In the general multidimensional case, instead of cylinders, we talk about hypercylinders but the logic behind is the same, dimensions are divided in several groups (d-groups) following some problem defined relation and two points form a cluster when all the subdistances are smaller than the radius (where subdistance is the euclidean distance considering only the dimensions in a d-group). Note that every d-group defines a hypercylinder base.

The method that allows to define the hypercylindrical shape is as follows:

$clp->dimensional_groups(\@group0, \@group1, ...)

where @group0, @group1, ... are lists of dimension indexes.

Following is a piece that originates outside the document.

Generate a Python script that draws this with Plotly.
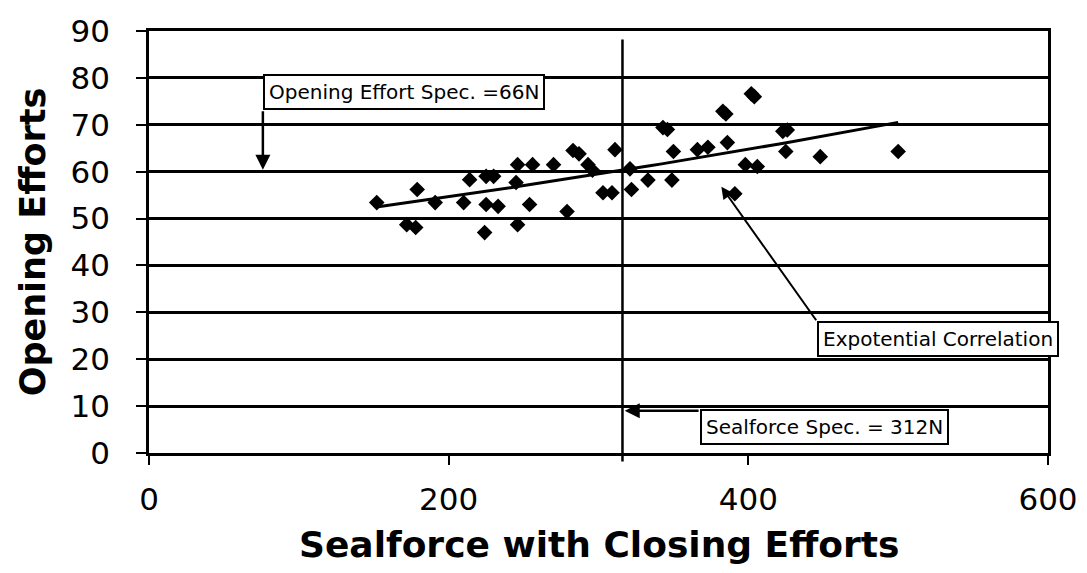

For instance, for a three dimensional problem with dimensions X, Y and T (in that order), to form a group with the dimensions X and Y and another with the dimension T, the following call has to be used:

  $clp->dimensional_groups([0, 1], [2]);

The dimensional groups can also be set when the constructor is called:

  my $clp = Algoritm::ClusterPoints->new(
                       dimensional_groups => [[0, 1], [2]],
                       ...);

Usually, when using dimensional groups, you would also want to use the scales method to set different scales for every dimension group.

Following with the previous example, supposing X and Y are given in meters and T in seconds, to find the clusters with radius between points of 1Km and 2 days, the following scales should be used:

  my $spc_scl = 1/1000;
  my $tmp_scl = 1/(2 * 24 * 60 * 60);

  $clp = Algorithm::ClusterPoints->new(
                     dimensional_groups => [[0, 1], [2]],
                     scales => [$spc_scl, $spc_scl, $tmp_scl],
                     ...);

SEE ALSO

All began on this PerlMonks discussion: http://perlmonks.org/?node_id=694892.

Algorithm::Cluster is a Perl wrapper for the C Clustering Library.

COPYRIGHT AND LICENSE

Copyright (C) 2008 by Salvador Fandiño (sfandino@yahoo.com)

This library is free software; you can redistribute it and/or modify it under the same terms as Perl itself, either Perl version 5.8.8 or, at your option, any later version of Perl 5 you may have available.